The declaration by Starbucks that it had raised prices and would keep doing so. “We have additional pricing actions planned through the balance of this year, which play an important role to mitigate cost pressures including inflation,” Kevin Johnson, the president and chief executive of Starbucks, said on a conference call.
Alphabet‘s report that it was earning far more than Wall Street analysts had anticipated. Its fourth quarter profit reached $20.6 billion, an increase of 32 percent over the same period a year earlier.
That mini rally was a welcome reprieve after a dismal January, when the S&P 500 briefly plunged more than 10 percent — the territory that denotes a “correction,” a decline of moderate seriousness on Wall Street. There were a series of odd records: It was the worst January for that benchmark index since the financial crisis of 2009, and the worst month since March 2020, as much of the world shut down at the start of the coronavirus pandemic. Yet on Jan. 3, the first day of trading in 2022, the S&P 500, also reached a high-water mark, after climbing to a new high 70 different times in 2021.

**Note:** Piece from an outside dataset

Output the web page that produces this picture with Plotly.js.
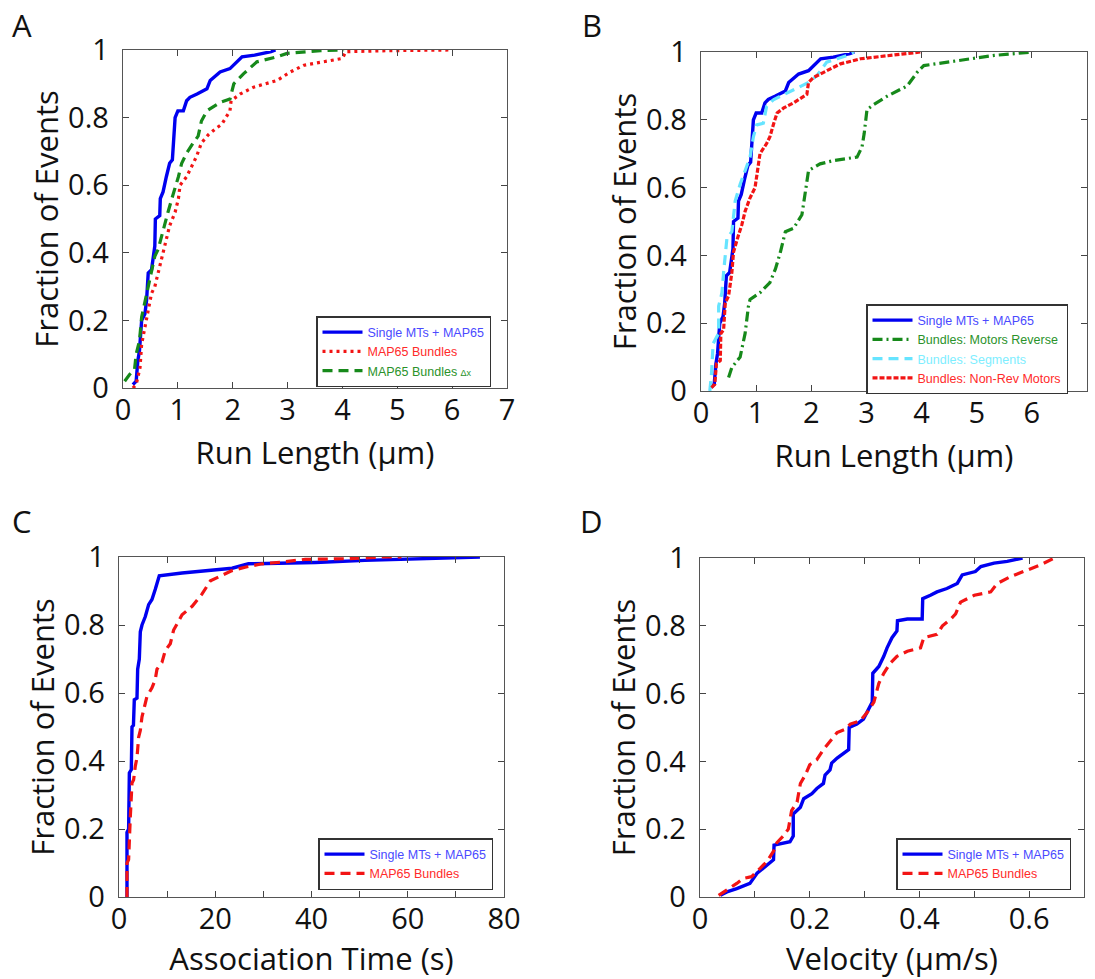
<!DOCTYPE html>
<html><head><meta charset="utf-8">
<script src="https://cdn.plot.ly/plotly-3.0.1.min.js"></script>
<style>body{margin:0;background:#fff}</style>
</head><body><div id="chart" style="width:1095px;height:979px"></div>
<script>
// ---- Panel A / B : run length CDFs (µm) ----
const runSingleX = [0.18,0.24,0.27,0.30,0.34,0.40,0.43,0.46,0.52,0.55,0.58,0.59,0.67,0.68,0.73,0.79,0.85,0.90,0.93,0.95,1.00,1.10,1.16,1.22,1.35,1.53,1.59,1.77,1.95,2.05,2.17,2.40,2.56,2.70,2.78];
const runSingleY = [0.01,0.02,0.08,0.11,0.20,0.22,0.26,0.34,0.35,0.39,0.42,0.50,0.51,0.56,0.58,0.625,0.665,0.675,0.77,0.80,0.82,0.82,0.85,0.86,0.87,0.885,0.91,0.935,0.945,0.96,0.98,0.985,0.99,0.995,1.0];
const runBundlesX = [0.18,0.24,0.31,0.34,0.40,0.46,0.52,0.58,0.64,0.70,0.76,0.85,0.95,1.01,1.04,1.16,1.25,1.34,1.43,1.56,1.71,1.80,1.95,1.97,2.14,2.38,2.81,3.05,3.30,3.66,4.00,4.06,4.82,5.95];
const runBundlesY = [0.0,0.01,0.06,0.13,0.18,0.23,0.28,0.30,0.34,0.39,0.42,0.48,0.52,0.56,0.60,0.625,0.655,0.685,0.725,0.75,0.77,0.78,0.82,0.85,0.87,0.89,0.91,0.935,0.955,0.965,0.975,0.995,0.998,1.0];
const runBundlesDxX = [0.03,0.12,0.21,0.24,0.30,0.34,0.40,0.46,0.52,0.58,0.64,0.70,0.76,0.82,0.89,0.95,1.01,1.07,1.16,1.28,1.37,1.43,1.53,1.77,1.95,2.02,2.20,2.44,2.81,2.99,3.60,4.03];
const runBundlesDxY = [0.02,0.04,0.055,0.10,0.14,0.21,0.255,0.30,0.34,0.39,0.41,0.45,0.48,0.52,0.56,0.59,0.625,0.665,0.695,0.725,0.745,0.79,0.82,0.845,0.855,0.90,0.93,0.965,0.98,0.99,0.998,1.0];
const motorsRevX = [0.50,0.56,0.71,0.80,0.86,0.89,1.07,1.25,1.35,1.44,1.53,1.68,1.83,1.89,1.95,2.16,2.41,2.83,2.92,2.96,3.01,3.13,3.38,3.74,3.92,4.04,4.47,4.95,5.32,5.68,6.01];
const motorsRevY = [0.04,0.07,0.10,0.17,0.25,0.27,0.29,0.32,0.36,0.41,0.47,0.48,0.52,0.58,0.65,0.67,0.68,0.69,0.72,0.76,0.83,0.845,0.87,0.90,0.94,0.96,0.97,0.98,0.99,0.995,1.0];
const segmentsX = [0.16,0.19,0.22,0.32,0.32,0.38,0.41,0.47,0.56,0.59,0.62,0.71,0.80,0.89,0.95,1.01,1.13,1.19,1.32,1.56,1.80,1.95,2.10,2.28,2.47,2.65,2.77];
const segmentsY = [0.0,0.05,0.14,0.17,0.25,0.29,0.35,0.45,0.47,0.52,0.56,0.61,0.65,0.69,0.75,0.785,0.79,0.84,0.86,0.88,0.90,0.91,0.93,0.97,0.98,0.99,1.0];
const nonRevX = [0.19,0.25,0.28,0.35,0.36,0.41,0.44,0.50,0.56,0.59,0.68,0.74,0.80,0.89,0.98,1.04,1.07,1.19,1.25,1.32,1.38,1.50,1.68,1.92,1.95,2.04,2.28,2.53,2.89,3.50,3.98];
const nonRevY = [0.01,0.02,0.08,0.09,0.17,0.18,0.26,0.28,0.35,0.41,0.46,0.49,0.53,0.57,0.60,0.66,0.70,0.73,0.75,0.79,0.82,0.835,0.85,0.875,0.91,0.925,0.945,0.965,0.98,0.99,1.0];
// ---- Panel C : association time (s) ----
const assocSingleX = [1.66,1.66,2.0,2.15,2.56,2.7,3.0,3.18,3.74,3.88,4.22,4.43,4.78,5.47,6.16,6.85,7.54,7.89,8.37,13.1,18.6,23.5,26.9,40.8,51.1,61.5,75.0];
const assocSingleY = [0.0,0.19,0.20,0.365,0.375,0.50,0.505,0.58,0.585,0.67,0.70,0.78,0.80,0.825,0.86,0.875,0.905,0.925,0.945,0.953,0.96,0.967,0.98,0.984,0.99,0.995,1.0];
const assocBundlesX = [1.66,1.66,2.0,2.15,2.35,2.7,3.04,3.39,3.74,4.08,4.43,4.78,5.47,5.81,6.85,7.54,7.89,8.93,9.62,10.66,11.35,12.4,13.1,15.2,17.2,19.0,21.4,23.5,26.2,29.7,33.8,38.7,47.7,54.6,58.7];
const assocBundlesY = [0.0,0.10,0.11,0.205,0.235,0.335,0.345,0.385,0.41,0.47,0.49,0.53,0.57,0.59,0.615,0.64,0.67,0.69,0.725,0.745,0.785,0.81,0.83,0.855,0.89,0.93,0.945,0.96,0.97,0.98,0.985,0.993,0.995,1.0,1.0];
// ---- Panel D : velocity (µm/s) ----
const velSingleX = [0.037,0.049,0.067,0.091,0.104,0.116,0.134,0.135,0.164,0.170,0.170,0.183,0.189,0.204,0.213,0.225,0.228,0.237,0.240,0.250,0.262,0.271,0.272,0.286,0.298,0.307,0.314,0.315,0.326,0.335,0.341,0.350,0.359,0.360,0.378,0.405,0.406,0.420,0.432,0.450,0.469,0.478,0.502,0.512,0.536,0.560,0.588];
const velSingleY = [0.005,0.015,0.025,0.04,0.07,0.085,0.11,0.153,0.163,0.18,0.245,0.265,0.29,0.305,0.32,0.335,0.36,0.375,0.395,0.41,0.425,0.435,0.50,0.51,0.525,0.555,0.575,0.66,0.68,0.71,0.735,0.765,0.785,0.815,0.82,0.82,0.88,0.89,0.90,0.91,0.925,0.95,0.96,0.975,0.985,0.99,1.0];
const velBundlesX = [0.034,0.049,0.067,0.079,0.094,0.110,0.122,0.134,0.140,0.152,0.161,0.167,0.177,0.183,0.192,0.200,0.213,0.225,0.238,0.250,0.265,0.274,0.292,0.305,0.317,0.326,0.335,0.347,0.359,0.378,0.402,0.408,0.432,0.442,0.457,0.466,0.475,0.500,0.530,0.542,0.566,0.597,0.621,0.646];
const velBundlesY = [0.005,0.02,0.04,0.055,0.06,0.085,0.105,0.135,0.16,0.18,0.20,0.255,0.28,0.335,0.36,0.39,0.405,0.435,0.46,0.485,0.495,0.51,0.52,0.545,0.575,0.63,0.66,0.69,0.71,0.725,0.735,0.765,0.775,0.80,0.82,0.835,0.87,0.89,0.90,0.925,0.945,0.965,0.98,1.0];
// ---- tick labels ----
const yTickVals = [0,0.2,0.4,0.6,0.8,1];
const yTickText = ['0','0.2','0.4','0.6','0.8','1'];
const runTickVals = [0,1,2,3,4,5,6,7];
const runTickText = ['0','1','2','3','4','5','6','7'];
const timeTickVals = [0,10,20,30,40,50,60,70,80];
const timeTickText = ['0','','20','','40','','60','','80'];
const velTickVals = [0,0.1,0.2,0.3,0.4,0.5,0.6,0.7];
const velTickText = ['0','','0.2','','0.4','','0.6',''];

const W = 1095, H = 979;
const BLUE = '#0000f0', RED = '#f21414', GREEN = '#16891a', CYAN = '#66e4ff';
const FONT = 'Open Sans, Noto Sans, sans-serif';
const LFONT = 'Liberation Sans, Arial, sans-serif';
function dx(a, b) { return [a / W, b / W]; }
function dy(top, bot) { return [1 - bot / H, 1 - top / H]; }
function span(c, t) { return '<span style="color:' + c + '">' + t + '</span>'; }

function xAx(domain, anchor, range, tv, tt, title) {
  return { domain: domain, anchor: anchor, range: range, tickvals: tv, ticktext: tt,
    ticks: 'inside', ticklen: 6, tickwidth: 1, tickcolor: '#444', showline: true, linecolor: '#555', linewidth: 1.3,
    mirror: 'ticks', showgrid: false, zeroline: false, fixedrange: true,
    tickfont: { family: FONT, size: 29, color: '#111' }, ticklabelstandoff: -4,
    title: { text: title, font: { family: FONT, size: 31, color: '#111' }, standoff: 15 } };
}
function yAx(domain, anchor) {
  return { domain: domain, anchor: anchor, range: [0, 1], tickvals: yTickVals, ticktext: yTickText,
    ticks: 'inside', ticklen: 6, tickwidth: 1, tickcolor: '#444', showline: true, linecolor: '#555', linewidth: 1.3,
    mirror: 'ticks', showgrid: false, zeroline: false, fixedrange: true,
    tickfont: { family: FONT, size: 29, color: '#111' }, ticklabelstandoff: 7,
    title: { text: 'Fraction of Events', font: { family: FONT, size: 31, color: '#111' }, standoff: 0 } };
}
function leg(x, y) {
  return { x: x / W, y: 1 - y / H, xanchor: 'left', yanchor: 'top', bgcolor: '#fff', bordercolor: '#333', borderwidth: 1.5,
    font: { family: LFONT, size: 12.5, color: '#000' }, itemwidth: 40, tracegroupgap: 0, traceorder: 'normal' };
}
function tr(x, y, xa, ya, lg, name, color, dash, w) {
  return { type: 'scatter', mode: 'lines', x: x, y: y, xaxis: xa, yaxis: ya, legend: lg, name: name,
    line: { color: color, width: w || 3, dash: dash || 'solid' }, hoverinfo: 'skip' };
}

const data = [
  tr(runSingleX, runSingleY, 'x', 'y', 'legend', span('#4a4aff', 'Single MTs + MAP65'), BLUE, 'solid', 3.4),
  tr(runBundlesX, runBundlesY, 'x', 'y', 'legend', span('#ff2a2a', 'MAP65 Bundles'), RED, '3px,4px', 3.2),
  tr(runBundlesDxX, runBundlesDxY, 'x', 'y', 'legend', span('#2a922a', 'MAP65 Bundles ') + '<span style="color:#2a922a;font-size:9px">Δx</span>', GREEN, '10px,6px', 3.2),

  tr(runSingleX, runSingleY, 'x2', 'y2', 'legend2', span('#4a4aff', 'Single MTs + MAP65'), BLUE, 'solid', 3.4),
  tr(motorsRevX, motorsRevY, 'x2', 'y2', 'legend2', span('#2a922a', 'Bundles: Motors Reverse'), GREEN, '10px,4px,2px,4px', 3.2),
  tr(segmentsX, segmentsY, 'x2', 'y2', 'legend2', span('#7eeeff', 'Bundles: Segments'), CYAN, '10px,6px', 3.2),
  tr(nonRevX, nonRevY, 'x2', 'y2', 'legend2', span('#ff2a2a', 'Bundles: Non-Rev Motors'), RED, '5px,2px', 3.2),

  tr(assocSingleX, assocSingleY, 'x3', 'y3', 'legend3', span('#4a4aff', 'Single MTs + MAP65'), BLUE, 'solid', 3.4),
  tr(assocBundlesX, assocBundlesY, 'x3', 'y3', 'legend3', span('#ff2a2a', 'MAP65 Bundles'), RED, '10px,6px', 3.2),

  tr(velSingleX, velSingleY, 'x4', 'y4', 'legend4', span('#4a4aff', 'Single MTs + MAP65'), BLUE, 'solid', 3.4),
  tr(velBundlesX, velBundlesY, 'x4', 'y4', 'legend4', span('#ff2a2a', 'MAP65 Bundles'), RED, '10px,6px', 3.2)
];

const layout = {
  width: W, height: H, margin: { l: 0, r: 0, t: 0, b: 0 },
  paper_bgcolor: '#fff', plot_bgcolor: '#fff', showlegend: true,
  xaxis: xAx(dx(123, 507), 'y', [0, 7], runTickVals, runTickText, 'Run Length (μm)'),
  yaxis: yAx(dy(50, 388), 'x'),
  xaxis2: xAx(dx(701, 1087), 'y2', [0, 7], runTickVals, runTickText, 'Run Length (μm)'),
  yaxis2: yAx(dy(52, 391), 'x2'),
  xaxis3: xAx(dx(119, 504), 'y3', [0, 80], timeTickVals, timeTickText, 'Association Time (s)'),
  yaxis3: yAx(dy(557, 897), 'x3'),
  xaxis4: xAx(dx(700, 1084), 'y4', [0, 0.7], velTickVals, velTickText, 'Velocity (μm/s)'),
  yaxis4: yAx(dy(558, 897), 'x4'),
  legend: leg(316, 316),
  legend2: leg(866, 304),
  legend3: leg(318, 838),
  legend4: leg(896, 838),
  annotations: [
    { text: 'A', x: 10 / W, y: 1 - 2 / H },
    { text: 'B', x: 580 / W, y: 1 - 2 / H },
    { text: 'C', x: 10 / W, y: 1 - 498 / H },
    { text: 'D', x: 578 / W, y: 1 - 498 / H }
  ].map(a => Object.assign({ xref: 'paper', yref: 'paper', xanchor: 'left', yanchor: 'top', showarrow: false,
      font: { family: FONT, size: 31, color: '#111' } }, a))
};

Plotly.newPlot('chart', data, layout, { staticPlot: true, displayModeBar: false });
</script>
</body></html>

The stock market’s direction has shifted, many times, already in 2022.
What should one make of these various, head-spinning records, and of the evident ephemeral influence of earnings calls?

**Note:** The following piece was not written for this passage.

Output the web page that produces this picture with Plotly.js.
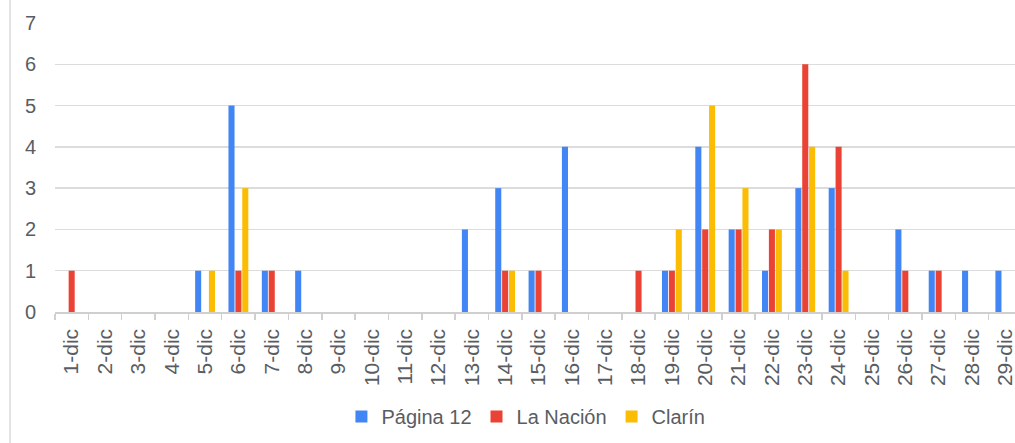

I find them fascinating as an observer but irrelevant as an investor. Try to anticipate them at every step and you will eventually stumble. The market’s constant swings in response to corporate disclosures are, in my estimation,an argument for using index funds to invest in the entire global market, not in individual stocks.
Instead of worrying much about any single company, you hold a small share of all of them — in the hope that over the long run, the better performers will outweigh the weaker ones.
Whether that will be the case in the next year is questionable. U.S. stocks overall are still expensive and the supply of money in the economy is likely to be reduced, which could be a difficult combination for the stock market, especially in the United States.
You can understand these issues by taking the long view — looking at the economy as a whole, without ever focusing on the struggles and profits of specific companies. But these companies matter. Grasp the details and you may have a richer understanding of a vibrant but precarious economy.